Covid-19 Impact on grocery stores
- Ashley Castillo
- May 11, 2020
- 2 min read
The coronavirus pandemic has caused a lot of changes to everyday activities for citizens in the Houston area. Stores have had to update the way customers shop for their safety making a simple trip to the grocery store a lot more complicated than what it used to be, causing lengthy lines to enter a store a common sight.
David Swaine, a shopper in the Houston area has been affected by the inevitable changes.
“I’ve learned to be a little I guess patient, with others, and normally I’m always moving really fast so that's kinda hard to do but I do do it,” Swaine said.
Swaine and other shoppers are adjusting to the policies stores have put in place to ensure shopping is safe for customers and employees.

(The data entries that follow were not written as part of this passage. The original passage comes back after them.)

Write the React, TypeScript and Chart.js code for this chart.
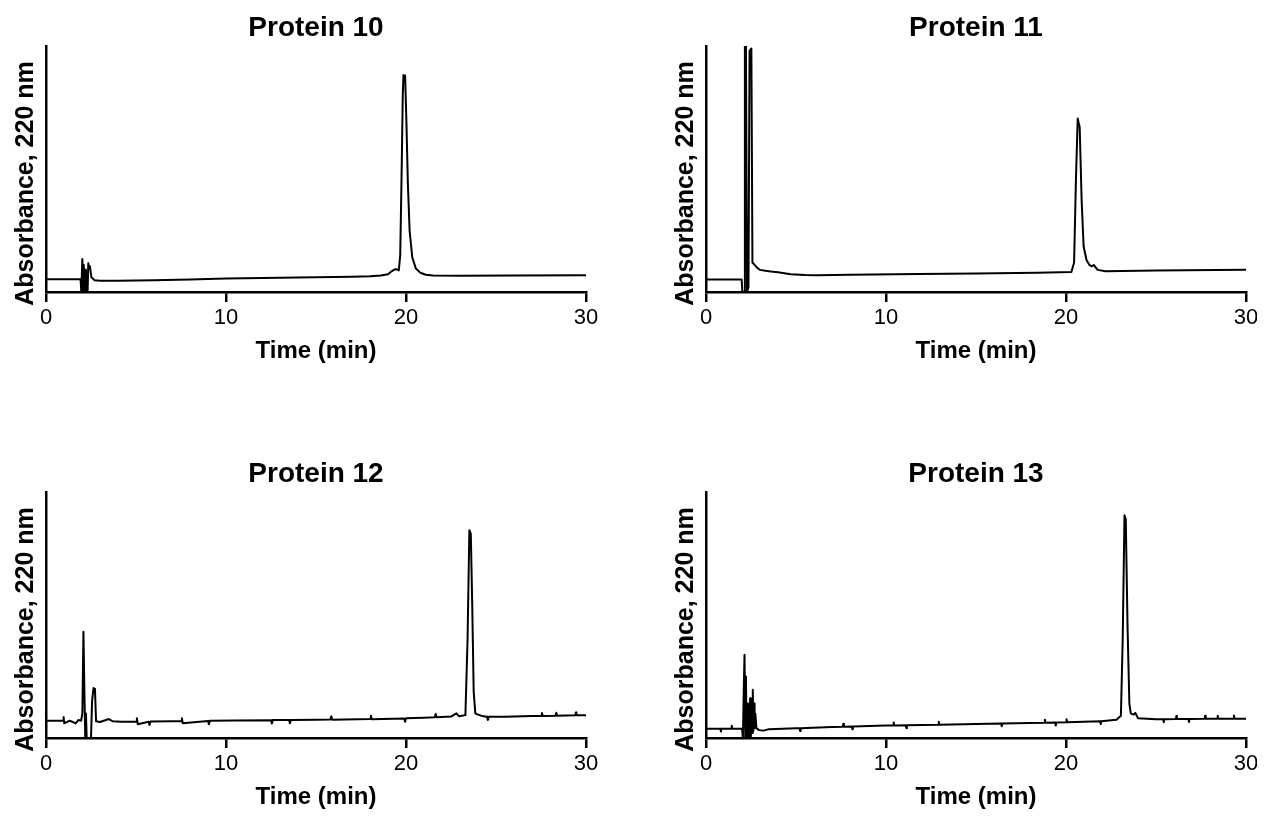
import React, { useEffect, useRef } from "react";
import { Chart, registerables } from "chart.js";

Chart.register(...registerables);

const FONT = "'Liberation Sans', Arial, Helvetica, sans-serif";
const X_MIN = 0;
const X_MAX = 30;
const X_STEP = 10;
const Y_MIN = 0;
const Y_MAX = 100;
const Y_LABEL = "Absorbance, 220 nm";
const X_LABEL = "Time (min)";
const titles = ["Protein 10", "Protein 11", "Protein 12", "Protein 13"];

// Protein 10 chromatogram (time in min, absorbance in % of full scale)
const p10Time = [0, 1.92, 1.96, 2.02, 2.06, 2.1, 2.14, 2.18, 2.22, 2.27, 2.31, 2.35, 2.4, 2.44, 2.52, 2.7, 3.0, 4.0, 6.0, 8.0, 10.0, 12.0, 15.0, 17.0, 18.0, 18.6, 19.0, 19.2, 19.35, 19.5, 19.6, 19.68, 19.76, 19.82, 19.86, 19.9, 19.95, 20.02, 20.1, 20.2, 20.35, 20.55, 20.8, 21.1, 21.5, 23.0, 26.0, 30.0];
const p10Abs = [5.2, 5.2, 0, 13.4, 0, 11, 0, 9, 0, 8, 0, 11.7, 9.5, 10.5, 6, 4.8, 4.6, 4.6, 4.8, 5.1, 5.5, 5.7, 6.0, 6.2, 6.4, 6.7, 7.2, 8.4, 9.1, 9.2, 8.8, 15, 50, 80, 88.2, 87, 88, 70, 45, 25, 14, 9.5, 7.8, 7.0, 6.7, 6.6, 6.7, 6.8];

// Protein 11
const p11Time = [0, 1.98, 2.02, 2.12, 2.16, 2.22, 2.28, 2.36, 2.42, 2.52, 2.58, 2.7, 2.85, 3.0, 3.3, 3.6, 4.0, 4.7, 5.5, 6.2, 8.0, 11.8, 15.0, 18.4, 20.3, 20.45, 20.55, 20.65, 20.76, 20.87, 20.98, 21.14, 21.3, 21.43, 21.54, 21.65, 21.76, 22.2, 25.0, 30.0];
const p11Abs = [5.1, 5.1, 0, 0, 100, 100, 0, 2, 98, 99, 12, 11, 9.8, 9.0, 8.6, 8.3, 8.0, 7.2, 6.9, 6.8, 7.0, 7.3, 7.5, 7.8, 8.1, 12, 45, 70.5, 67, 37, 18.5, 13, 11, 10.4, 11, 10, 9, 8.4, 8.7, 9.0];

// Protein 12
const p12Time = [0, 0.5, 0.95, 0.98, 1.01, 1.3, 1.5, 1.65, 1.8, 1.95, 2.02, 2.08, 2.14, 2.18, 2.22, 2.26, 2.5, 2.56, 2.64, 2.72, 2.78, 3.0, 3.5, 3.7, 4.2, 5.0, 5.05, 5.1, 5.7, 5.75, 5.8, 7.0, 7.5, 7.55, 7.6, 9.0, 9.05, 9.1, 10.5, 12.5, 12.55, 12.6, 13.5, 13.55, 13.6, 15.0, 15.8, 15.85, 15.9, 18.0, 18.05, 18.1, 19.9, 19.95, 20.0, 21.0, 21.6, 21.65, 21.7, 22.5, 22.8, 22.95, 23.3, 23.42, 23.52, 23.6, 23.68, 23.76, 23.85, 24.0, 24.3, 24.5, 24.55, 24.6, 25.5, 27.0, 27.5, 27.55, 27.6, 28.3, 28.35, 28.4, 29.4, 29.45, 29.5, 30.0];
const p12Abs = [7.0, 7.0, 7.0, 8.5, 6.0, 7.0, 6.5, 5.9, 7.3, 7.0, 10, 43.2, 16, 0, 10, 0, 0, 15, 20.3, 20, 6.8, 6.5, 7.7, 6.8, 6.6, 6.6, 8.0, 5.6, 6.6, 5.3, 6.7, 6.8, 6.8, 8.0, 6.0, 6.9, 5.6, 7.0, 7.1, 7.2, 5.9, 7.3, 7.3, 6.0, 7.3, 7.4, 7.5, 8.8, 7.4, 7.7, 9.0, 7.6, 7.9, 6.6, 8.0, 8.2, 8.4, 9.8, 8.4, 8.7, 10, 8.8, 9.3, 40, 84.5, 83, 54, 19, 10, 9.5, 8.8, 8.6, 7.3, 8.6, 8.6, 8.9, 8.9, 10.2, 8.9, 9.0, 10.3, 9.0, 9.2, 10.5, 9.2, 9.2];

// Protein 13
const p13Time = [0, 0.8, 0.83, 0.86, 1.4, 1.43, 1.46, 2.0, 2.05, 2.1, 2.14, 2.18, 2.22, 2.25, 2.3, 2.33, 2.38, 2.41, 2.45, 2.49, 2.53, 2.56, 2.6, 2.63, 2.67, 2.7, 2.74, 2.8, 2.95, 3.2, 3.5, 5.0, 5.2, 5.23, 5.26, 7.0, 7.6, 7.63, 7.66, 8.1, 8.13, 8.16, 10.0, 10.4, 10.43, 10.46, 11.1, 11.13, 11.16, 12.9, 12.93, 12.96, 15.0, 16.4, 16.43, 16.46, 18.8, 18.83, 18.86, 19.4, 19.43, 19.46, 20.0, 20.03, 20.06, 21.9, 21.93, 21.96, 22.8, 23.05, 23.15, 23.25, 23.32, 23.42, 23.52, 23.6, 23.75, 23.85, 24.0, 25.0, 25.4, 25.43, 25.46, 26.1, 26.13, 26.16, 26.8, 26.83, 26.86, 27.7, 27.73, 27.76, 28.4, 28.43, 28.46, 29.3, 29.33, 29.36, 30.0];
const p13Abs = [3.8, 3.8, 2.6, 3.8, 3.8, 5.0, 3.8, 3.8, 0, 20, 33.8, 0, 25, 0, 14, 0, 12, 0, 16.2, 0, 14, 2, 19.6, 3, 14, 4, 10, 4, 3.2, 3.0, 3.6, 4.0, 4.0, 2.8, 4.0, 4.5, 4.6, 5.8, 4.6, 4.7, 3.6, 4.7, 5.1, 5.1, 6.3, 5.1, 5.2, 4.0, 5.2, 5.4, 6.6, 5.4, 5.7, 5.9, 4.8, 5.9, 6.2, 7.4, 6.2, 6.3, 5.1, 6.3, 6.4, 7.6, 6.4, 6.8, 5.7, 6.8, 7.4, 9, 40, 90.5, 89, 45, 14, 10, 9.5, 10.2, 8.0, 7.6, 7.6, 6.4, 7.6, 7.7, 8.9, 7.7, 7.7, 6.5, 7.7, 7.8, 9.0, 7.8, 7.8, 9.0, 7.8, 7.8, 9.1, 7.8, 7.8];

const yLabelPlugin = {
  id: "yLabel",
  afterDraw(chart: any, _args: any, opts: any) {
    const { ctx, chartArea } = chart;
    ctx.save();
    ctx.translate(chartArea.left - opts.offsetX, (chartArea.top + chartArea.bottom) / 2 + opts.shiftY);
    ctx.rotate(-Math.PI / 2);
    ctx.font = opts.font;
    ctx.fillStyle = "#000";
    ctx.textAlign = "center";
    ctx.textBaseline = "middle";
    ctx.fillText(opts.text, 0, 0);
    ctx.restore();
  },
};

const CANVAS_H = 366;
const AXIS_LEFT_PAD = 46;
const PLOT_W = 540;

function Panel(props: { left: number; top: number; width: number; title: string; times: number[]; values: number[] }) {
  const ref = useRef<HTMLCanvasElement | null>(null);
  const { left, top, width, title, times, values } = props;
  useEffect(() => {
    if (!ref.current) return;
    const padRight = width - AXIS_LEFT_PAD - PLOT_W;
    const chart = new Chart(ref.current, {
      type: "line",
      data: {
        datasets: [
          {
            data: times.map((t, i) => ({ x: t, y: values[i] })),
            borderColor: "#000",
            borderWidth: 2,
            borderJoinStyle: "round",
            borderCapStyle: "round",
            pointRadius: 0,
            tension: 0,
            fill: false,
          },
        ],
      },
      options: {
        responsive: false,
        animation: false,
        devicePixelRatio: 1,
        layout: { padding: { left: AXIS_LEFT_PAD, right: padRight, top: 0, bottom: 0 } },
        plugins: {
          legend: { display: false },
          tooltip: { enabled: false },
          title: {
            display: true,
            text: title,
            color: "#000",
            font: { family: FONT, size: 28, weight: "bold" },
            padding: { top: 11.2, bottom: 1.2 },
          },
          yLabel: { text: Y_LABEL, font: `bold 25px ${FONT}`, offsetX: 20, shiftY: 14.5 },
        } as any,
        scales: {
          x: {
            type: "linear",
            min: X_MIN,
            max: X_MAX,
            ticks: {
              stepSize: X_STEP,
              color: "#000",
              padding: 3,
              font: { family: FONT, size: 22 },
              maxRotation: 0,
            },
            grid: {
              display: true,
              drawOnChartArea: false,
              drawTicks: true,
              tickLength: 10,
              tickColor: "#000",
              tickWidth: 2.5,
              color: "#000",
              lineWidth: 2.5,
            },
            border: { display: true, color: "#000", width: 2.5 },
            title: {
              display: true,
              text: X_LABEL,
              color: "#000",
              font: { family: FONT, size: 24, weight: "bold" },
              padding: { top: 0, bottom: 0 },
            },
            afterFit: (s: any) => {
              s.height = 74;
              s.paddingLeft = 0;
              s.paddingRight = 0;
            },
          },
          y: {
            min: Y_MIN,
            max: Y_MAX,
            ticks: { display: false },
            grid: { display: false, drawTicks: false },
            border: { display: true, color: "#000", width: 2.5 },
            afterFit: (s: any) => {
              s.width = 0;
            },
          },
        },
      } as any,
      plugins: [yLabelPlugin as any],
    });
    return () => chart.destroy();
  }, [width, title, times, values]);
  return (
    <canvas
      ref={ref}
      width={width}
      height={CANVAS_H}
      style={{ position: "absolute", left, top, width, height: CANVAS_H }}
    />
  );
}

export default function App() {
  return (
    <div style={{ position: "absolute", left: 0, top: 0, width: 1264, height: 816, background: "#fff", overflow: "hidden" }}>
      <Panel left={0} top={0} width={600} title={titles[0]} times={p10Time} values={p10Abs} />
      <Panel left={660} top={0} width={597} title={titles[1]} times={p11Time} values={p11Abs} />
      <Panel left={0} top={446} width={600} title={titles[2]} times={p12Time} values={p12Abs} />
      <Panel left={660} top={446} width={597} title={titles[3]} times={p13Time} values={p13Abs} />
    </div>
  );
}
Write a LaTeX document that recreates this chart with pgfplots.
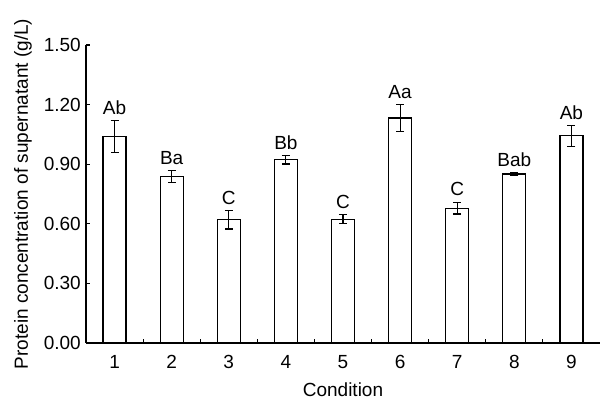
\documentclass[border=0pt]{standalone}
\usepackage{pgfplots}
\pgfplotsset{compat=1.18}
\usepackage{fontspec}
\setmainfont{Liberation Sans}

\begin{document}
\fontsize{19pt}{23pt}\selectfont
\begin{tikzpicture}
\begin{axis}[
    name=ax,
    at={(0,0)}, anchor=origin,
    scale only axis,
    width=514pt, height=298pt,
    xmin=0.5, xmax=9.5,
    ymin=0, ymax=1.5,
    axis lines*=left,
    axis line style={line width=1.2pt},
    every tick/.style={black, line width=1.2pt},
    tick align=inside,
    xtick={1,...,9},
    major x tick style={draw=none},
    minor xtick={1.5,2.5,3.5,4.5,5.5,6.5,7.5,8.5},
    minor tick length=4pt,
    ytick={0,0.3,0.6,0.9,1.2,1.5},
    major tick length=4pt,
    yticklabel={\pgfmathprintnumber[fixed,fixed zerofill,precision=2]{\tick}},
    /pgf/number format/assume math mode=true,
    xticklabel style={inner sep=0pt, anchor=north, yshift=-12pt},
    yticklabel style={inner sep=0pt, anchor=east, xshift=-5pt},
    xlabel={Condition},
    ylabel={Protein concentration of supernatant (g/L)},
    xlabel style={at={(axis description cs:0.5,0)}, anchor=base, inner sep=0pt, yshift=-54pt},
    ylabel style={at={(axis description cs:0,0.5)}, anchor=south, inner sep=0pt, yshift=54pt},
    bar width=23pt,
    clip=false,
]
% bars with standard deviations
\addplot[ybar, draw=black, fill=white, line width=1.2pt,
    error bars/.cd, y dir=both, y explicit,
    error bar style={line width=1.2pt},
    error mark options={rotate=90, mark size=4pt, line width=1.2pt}]
coordinates {
    (1,1.040) +- (0,0.080)
    (2,0.837) +- (0,0.031)
    (3,0.620) +- (0,0.046)
    (4,0.922) +- (0,0.021)
    (5,0.623) +- (0,0.022)
    (6,1.133) +- (0,0.068)
    (7,0.679) +- (0,0.030)
    (8,0.851) +- (0,0.005)
    (9,1.043) +- (0,0.052)
};
% significance letters above the error bars
\addplot[draw=none, nodes near coords, point meta=explicit symbolic,
    every node near coord/.style={anchor=south, inner sep=0pt, yshift=6pt}]
coordinates {
    (1,1.120) [Ab]
    (2,0.868) [Ba]
    (3,0.666) [C]
    (4,0.943) [Bb]
    (5,0.645) [C]
    (6,1.201) [Aa]
    (7,0.709) [C]
    (8,0.856) [Bab]
    (9,1.095) [Ab]
};
\end{axis}
\pgfresetboundingbox
\useasboundingbox (-86pt,-58pt) rectangle (514pt,343pt);
\end{tikzpicture}
\end{document}
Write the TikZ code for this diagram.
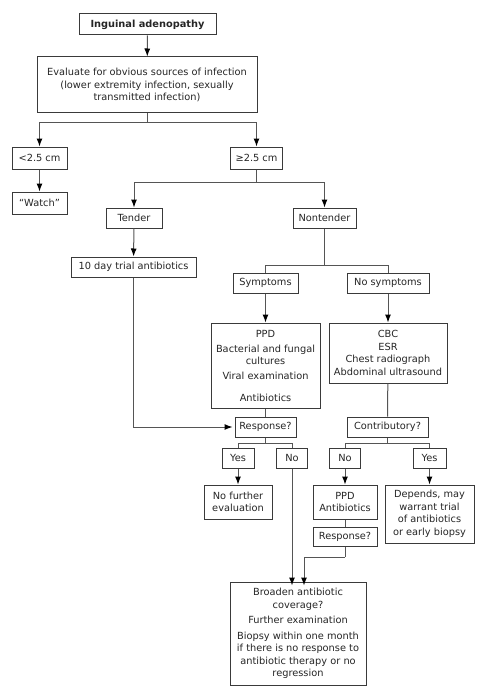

A common policy stores have been practicing is limiting the amount of customers in a building in order to promote social distancing, a measure the federal government imposed that suggests people should be at least six feet away from one another.
But some shoppers think that social distancing and limiting the amount of people in a building is not enough.
Zoey Jones, another shopper, said she was not satisfied with the measures because the virus was airborne, meaning it would linger in the air even if a person was six feet away. She had avoided going outside since the city got quarantined on March 24, but she needed to go to the grocery store.
“My friend’s cousin just died from this stuff so it's really freaking me out,” she said, that was why she decided to go out with a N95 mask and a disinfecting spray in hand.
Jones was not only concerned for her health, she was taking precautions thinking of her closest family members who she lives and interacts with on a daily basis.
“If I get sick my moms gonna get sick and my mom is gonna die from it cause she’s older and my nieces are gonna die from it cause their younger, their immune system is too weak, to us is like the flu so we can fight it off but its a chance we might not fight it off either, thats scary.”
But customers aren’t the only ones who need to worry about their protection when they go out, stores have also put in place measures that would protect their employees who have to interact with many customers everyday. They have added a protective glass to separate customers and cashiers. Cashiers are also wearing gloves to avoid getting any germs that can be transmitted through money and other products.
Since the pandemic began weeks ago many citizens began panic shopping and left stores with little inventory. To recover stores have had to limit the amount of items each customer can take to ensure they have enough goods for everyone.
Something David Swaine called “absurd,” and is hoping to see it end soon.